Leave the pictures out and write out exactly the lines from the top of the entries through the line containing "and Products\\Geneate Sub".

[start Task data]

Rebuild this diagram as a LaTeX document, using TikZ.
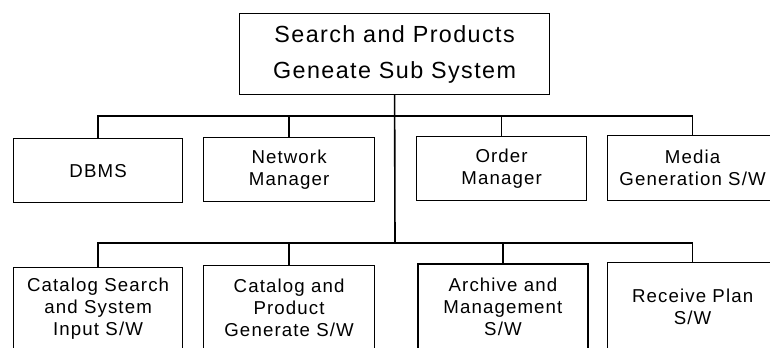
\documentclass[tikz,border=0pt]{standalone}
\usepackage{fontspec}
\setmainfont{Liberation Sans}[LetterSpace=6]
\usepackage{tikz}

\tikzset{
  unit/.style={draw, line width=0.9pt, align=center, inner sep=0pt,
    anchor=north west, font=\fontsize{14}{16.5}\selectfont},
  link/.style={line width=1.2pt}
}

\begin{document}
\begin{tikzpicture}[x=0.75pt,y=0.75pt,yscale=-1,xscale=1]
\useasboundingbox (0,0) rectangle (770,347);
\clip (0,0) rectangle (770,347);

% Top box
\node [draw, line width=0.9pt, align=center, inner sep=0pt, anchor=north west,
  minimum width=232.5pt, minimum height=60.75pt,
  font=\fontsize{17.5}{27}\selectfont] (top) at (239,13)
  {Search and Products\\Geneate Sub System};

% First row
\node [unit, minimum width=126.75pt, minimum height=48pt] (dbms) at (13,138) {DBMS};
\node [unit, minimum width=128.25pt, minimum height=48pt] (network) at (203,137) {Network\\Manager};
\node [unit, minimum width=127.5pt, minimum height=48pt] (order) at (416,136) {Order\\Manager};
\node [unit, minimum width=127.5pt, minimum height=48.75pt] (media) at (607,135) {Media\\Generation S/W};

% Second row
\node [unit, minimum width=126.75pt, minimum height=62pt] (catsearch) at (13,267) {Catalog Search\\and System\\Input S/W};
\node [unit, minimum width=128.25pt, minimum height=63.5pt] (catprod) at (203,265) {Catalog and\\Product\\Generate S/W};
\node [unit, line width=1.4pt, minimum width=127.5pt, minimum height=65pt] (archive) at (417,263) {Archive and\\Management\\S/W};
\node [unit, minimum width=127.5pt, minimum height=66pt] (receive) at (607,262) {Receive Plan\\S/W};

% Buses
\coordinate (bus1) at (395,116);
\coordinate (bus2) at (395,243);

\draw [link] (top.south) -- (bus2);
\draw [link] (dbms.north) -- (dbms.north |- bus1) -- (media.north |- bus1) -- (media.north);
\draw [link] (network.north) -- (network.north |- bus1);
\draw [link] (order.north) -- (order.north |- bus1);

\draw [link] (catsearch.north) -- (catsearch.north |- bus2) -- (receive.north |- bus2) -- (receive.north);
\draw [link] (catprod.north) -- (catprod.north |- bus2);
\draw [link] (archive.north) -- (archive.north |- bus2);

\end{tikzpicture}
\end{document}
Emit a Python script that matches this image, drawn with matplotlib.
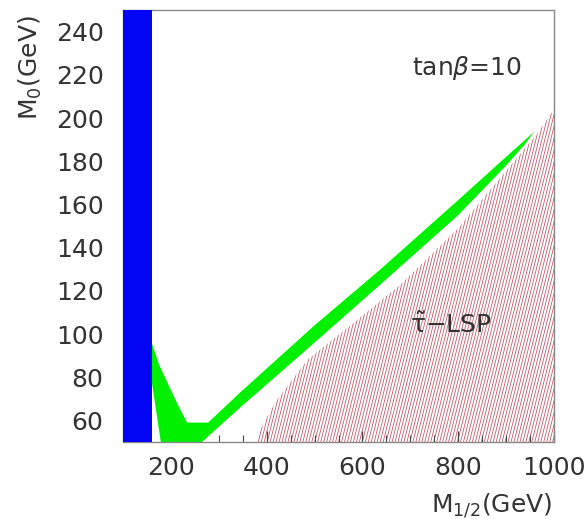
import numpy as np
import matplotlib
matplotlib.use("Agg")
import matplotlib.pyplot as plt
from matplotlib.patches import Polygon
from matplotlib.collections import LineCollection

plt.rcParams['font.family'] = ['DejaVu Sans']
plt.rcParams['mathtext.fontset'] = 'dejavusans'
plt.rcParams['mathtext.default'] = 'regular'

# LEP chargino bound on M_1/2 (GeV)
lep_limit = 160

# relic density allowed strip: upper edge (left -> right) and lower edge (right -> left)
green_up_m12 = [160, 175, 198, 215, 234, 278, 345, 500, 638, 800, 900, 958]
green_up_m0 = [96, 86, 75, 67, 59, 59, 73, 104, 130, 162, 182, 193.5]
green_lo_m12 = [940, 900, 800, 638, 500, 345, 265, 179, 160]
green_lo_m0 = [188, 178, 155, 123, 96, 66, 50, 50, 78]

# stau LSP region boundary
stau_m12 = [380, 387, 420, 485, 575, 680, 800, 966, 1000, 1000]
stau_m0 = [50, 56, 69, 88, 104, 123, 149, 193, 204, 50]

xticks = [200, 400, 600, 800, 1000]
yticks = [60, 80, 100, 120, 140, 160, 180, 200, 220, 240]

fig = plt.figure(figsize=(5.88, 5.19), dpi=100)
ax = fig.add_axes([123 / 588, 77 / 519, 431 / 588, 432 / 519])
ax.set_xlim(100, 1000)
ax.set_ylim(50, 250)

# blue excluded band
ax.axvspan(100, lep_limit, color='#0505f5', lw=0, zorder=3)

# green strip
pts = list(zip(green_up_m12, green_up_m0)) + list(zip(green_lo_m12, green_lo_m0))
ax.add_patch(Polygon(pts, closed=True, facecolor='#00f000', edgecolor='none', zorder=2))

# hatched stau-LSP region: steep thin red lines clipped to the region
stau = Polygon(list(zip(stau_m12, stau_m0)), closed=True, facecolor='none',
               edgecolor='none', zorder=1)
ax.add_patch(stau)
offs = np.arange(0.3, 1.05, 0.0069)
segs = [[(c, 0), (c + 0.25, 1)] for c in offs]
lc = LineCollection(segs, colors='#cc5a6a', linewidths=0.6,
                    transform=ax.transAxes, zorder=1)
lc.set_clip_path(stau)
ax.add_collection(lc)

ax.set_xticks(xticks)
ax.set_yticks(yticks)
ax.set_xticks(np.arange(150, 1000, 50), minor=True)
ax.tick_params(axis='x', which='major', direction='in', length=8, width=0.9,
               color='#444444', pad=10, labelsize=18, labelcolor='#333333')
ax.tick_params(axis='x', which='minor', direction='in', length=5, width=0.8,
               color='#444444')
ax.tick_params(axis='y', which='both', length=0, pad=14, labelsize=18,
               labelcolor='#333333')
for s in ax.spines.values():
    s.set_color('#888888')
    s.set_linewidth(1.0)

ax.text(0.67, 0.85, r'tan$\mathit{\beta}$=10', transform=ax.transAxes,
        fontsize=18, color='#333333', ha='left', va='baseline')
ax.text(0.666, 0.252, r'$\tilde{\tau}$$-$LSP', transform=ax.transAxes,
        fontsize=18, color='#333333', ha='left', va='baseline')

fig.text(552 / 588, 7 / 519, r'M$_{1/2}$(GeV)', fontsize=18, color='#333333',
         ha='right', va='baseline')
fig.text(30 / 588, 1 - 15 / 519, r'M$_0$(GeV)', fontsize=18, color='#333333',
         rotation=90, ha='center', va='top')

fig.savefig('out.png', dpi=100, facecolor='white')
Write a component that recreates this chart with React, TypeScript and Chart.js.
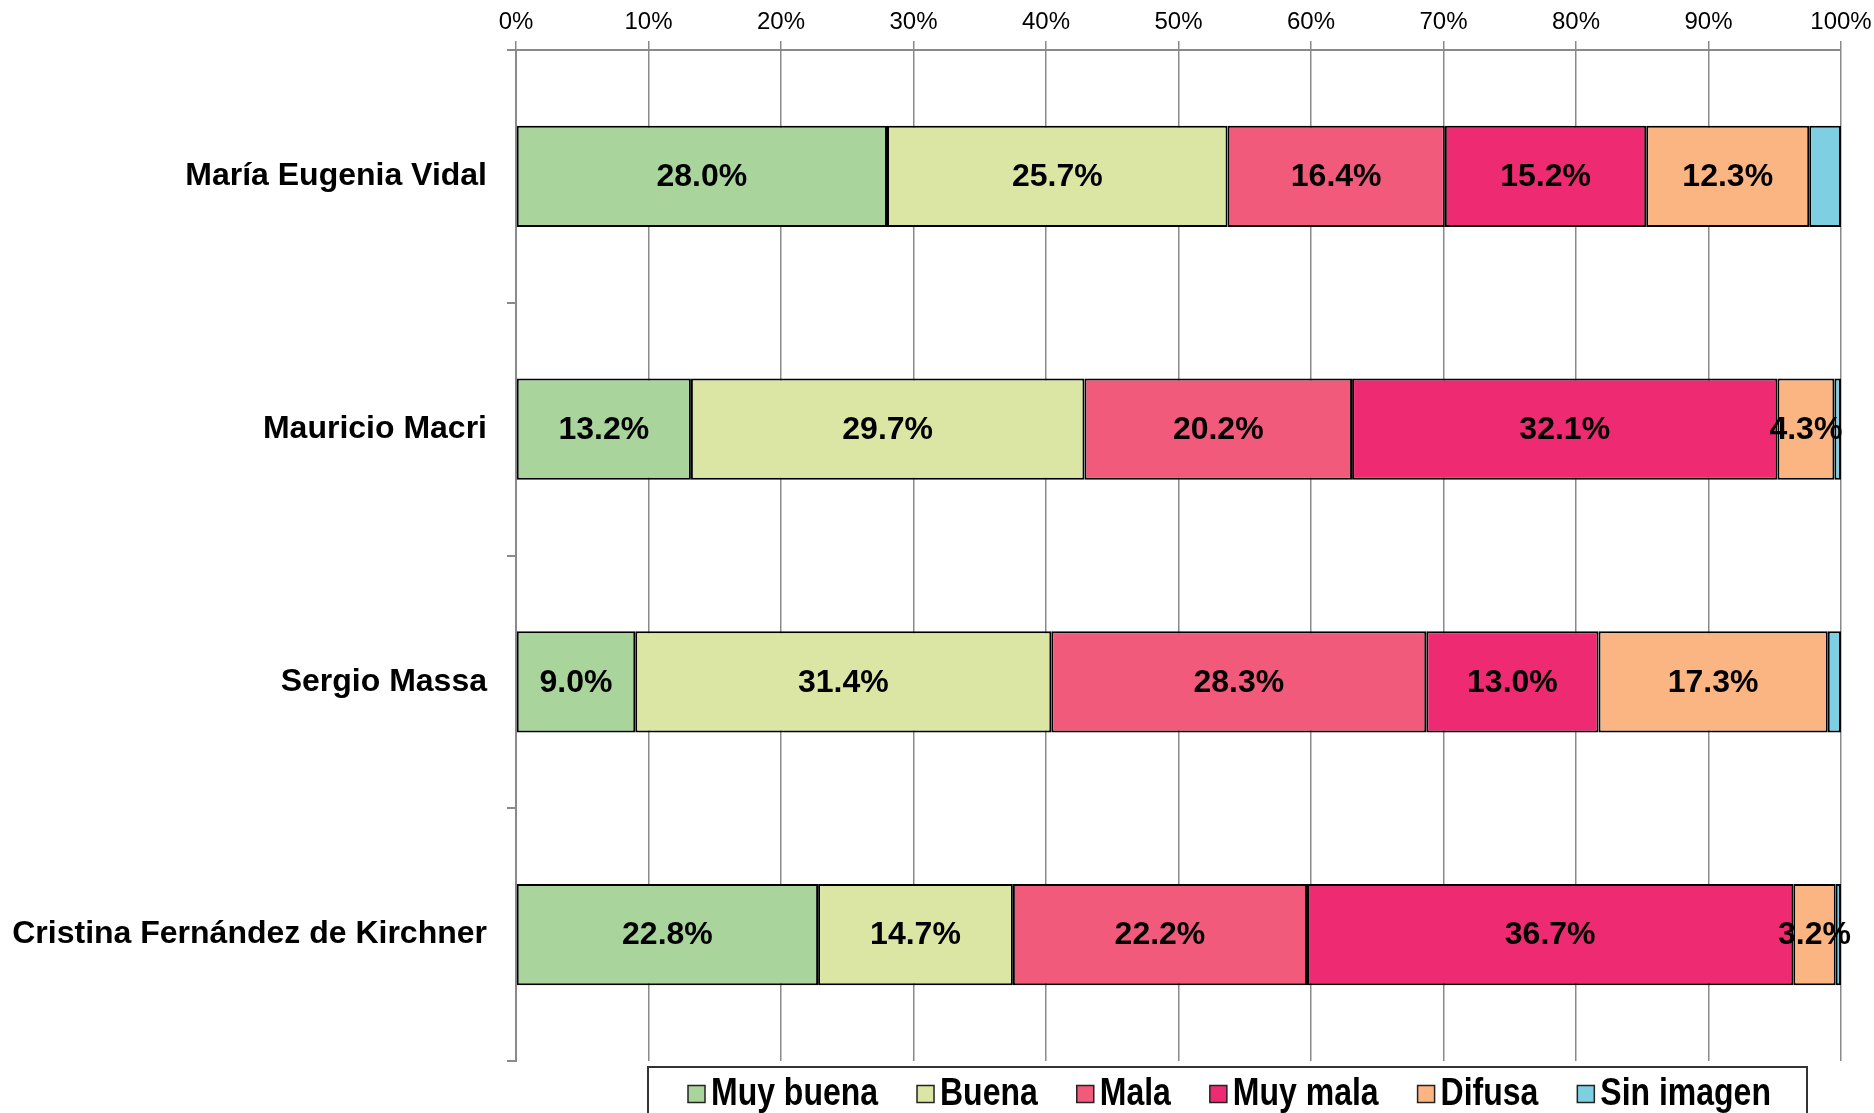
import React, { useEffect, useRef } from "react";
import { Chart, registerables } from "chart.js";

Chart.register(...registerables);

const categories = [
  "María Eugenia Vidal",
  "Mauricio Macri",
  "Sergio Massa",
  "Cristina Fernández de Kirchner",
];

const seriesNames = ["Muy buena", "Buena", "Mala", "Muy mala", "Difusa", "Sin imagen"];
const seriesColors = ["#A9D59D", "#DCE6A4", "#F25A7C", "#EE2B72", "#FBB582", "#7ECFE1"];

const muyBuena = [28.0, 13.2, 9.0, 22.8];
const buena = [25.7, 29.7, 31.4, 14.7];
const mala = [16.4, 20.2, 28.3, 22.2];
const muyMala = [15.2, 32.1, 13.0, 36.7];
const difusa = [12.3, 4.3, 17.3, 3.2];
const sinImagen = [2.4, 0.5, 1.0, 0.4];

const xTicks = [0, 10, 20, 30, 40, 50, 60, 70, 80, 90, 100];

const FONT = "'Liberation Sans', Arial, sans-serif";

const dataLabelPlugin = {
  id: "dataLabels",
  afterDatasetsDraw(chart: any) {
    const ctx = chart.ctx;
    ctx.save();
    ctx.font = `bold 32px ${FONT}`;
    ctx.fillStyle = "#000";
    ctx.textAlign = "center";
    ctx.textBaseline = "middle";
    chart.data.datasets.forEach((ds: any, i: number) => {
      if (i === chart.data.datasets.length - 1) return;
      const meta = chart.getDatasetMeta(i);
      meta.data.forEach((bar: any, j: number) => {
        const p = bar.getProps(["x", "y", "base"], true);
        const cx = (p.x + p.base) / 2;
        ctx.fillText(Number(ds.data[j]).toFixed(1) + "%", cx, p.y + 1);
      });
    });
    ctx.restore();
  },
};

const legendPlugin = {
  id: "customLegend",
  afterDraw(chart: any) {
    const ctx = chart.ctx;
    const area = chart.chartArea;
    const boxLeft = area.left + 132;
    const boxRight = area.right - 34;
    const boxTop = area.bottom + 6;
    const boxW = boxRight - boxLeft;
    ctx.save();
    ctx.strokeStyle = "#333";
    ctx.lineWidth = 2;
    ctx.strokeRect(boxLeft, boxTop, boxW, chart.height - boxTop + 20);

    const sx = 0.82;
    ctx.font = `bold 39px ${FONT}`;
    const sq = 17;
    const gap1 = 6;
    const gap2 = 39;
    let x = boxLeft + 40;
    const cy = boxTop + 26;
    ctx.textBaseline = "middle";
    ctx.textAlign = "left";
    chart.data.datasets.forEach((d: any) => {
      const w = ctx.measureText(d.label).width * sx;
      ctx.fillStyle = d.backgroundColor;
      ctx.fillRect(x, cy - sq / 2 + 1, sq, sq);
      ctx.strokeStyle = "#222";
      ctx.lineWidth = 1.5;
      ctx.strokeRect(x, cy - sq / 2 + 1, sq, sq);
      x += sq + gap1;
      ctx.save();
      ctx.translate(x, cy + 1);
      ctx.scale(sx, 1);
      ctx.fillStyle = "#000";
      ctx.fillText(d.label, 0, 0);
      ctx.restore();
      x += w + gap2;
    });
    ctx.restore();
  },
};

export default function App() {
  const ref = useRef<HTMLCanvasElement | null>(null);

  useEffect(() => {
    document.body.style.margin = "0";
    if (!ref.current) return;
    const seriesData = [muyBuena, buena, mala, muyMala, difusa, sinImagen];
    const chart = new Chart(ref.current, {
      type: "bar",
      data: {
        labels: categories,
        datasets: seriesNames.map((name, i) => ({
          label: name,
          data: seriesData[i],
          backgroundColor: seriesColors[i],
          borderColor: "#000",
          borderWidth: 2,
          borderSkipped: false,
          barPercentage: 1,
          categoryPercentage: 0.4,
        })),
      },
      options: {
        indexAxis: "y",
        responsive: false,
        animation: false,
        layout: { padding: { left: 0, right: 33, top: 0, bottom: 52 } },
        plugins: {
          legend: { display: false },
          tooltip: { enabled: false },
        },
        scales: {
          x: {
            position: "top",
            stacked: true,
            min: 0,
            max: 100,
            afterFit: (axis: any) => {
              axis.height = 50;
              axis.paddingLeft = 0;
              axis.paddingRight = 0;
            },
            afterBuildTicks: (axis: any) => {
              axis.ticks = xTicks.map((v) => ({ value: v }));
            },
            ticks: {
              callback: (v: any) => v + "%",
              font: { family: FONT, size: 24 },
              color: "#000",
              padding: 4,
              maxRotation: 0,
              autoSkip: false,
            },
            grid: {
              color: "#8a8a8a",
              lineWidth: 1.5,
              tickLength: 9,
              drawOnChartArea: true,
            },
            border: { display: true, color: "#8a8a8a", width: 2 },
          },
          y: {
            stacked: true,
            afterFit: (axis: any) => {
              axis.width = 516;
            },
            ticks: {
              font: { family: FONT, size: 32, weight: "bold" },
              color: "#000",
              padding: 20,
            },
            grid: {
              offset: true,
              drawOnChartArea: false,
              drawTicks: true,
              tickLength: 9,
              color: "#8a8a8a",
              lineWidth: 2,
            },
            border: { display: true, color: "#8a8a8a", width: 2 },
          },
        },
      },
      plugins: [dataLabelPlugin, legendPlugin],
    });
    return () => chart.destroy();
  }, []);

  return (
    <div style={{ position: "absolute", left: 0, top: 0, width: 1874, height: 1113, background: "#fff" }}>
      <canvas ref={ref} width={1874} height={1113} style={{ display: "block" }} />
    </div>
  );
}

[end Task data]

__Answer in full__
Rebuild this diagram as a LaTeX document, using TikZ.
\documentclass[tikz,border=0pt]{standalone}
\usepackage{fontspec}
\setmainfont{Liberation Sans}[LetterSpace=6]
\usepackage{tikz}

\tikzset{
  unit/.style={draw, line width=0.9pt, align=center, inner sep=0pt,
    anchor=north west, font=\fontsize{14}{16.5}\selectfont},
  link/.style={line width=1.2pt}
}

\begin{document}
\begin{tikzpicture}[x=0.75pt,y=0.75pt,yscale=-1,xscale=1]
\useasboundingbox (0,0) rectangle (770,347);
\clip (0,0) rectangle (770,347);

% Top box
\node [draw, line width=0.9pt, align=center, inner sep=0pt, anchor=north west,
  minimum width=232.5pt, minimum height=60.75pt,
  font=\fontsize{17.5}{27}\selectfont] (top) at (239,13)
  {Search and Products\\Geneate Sub System};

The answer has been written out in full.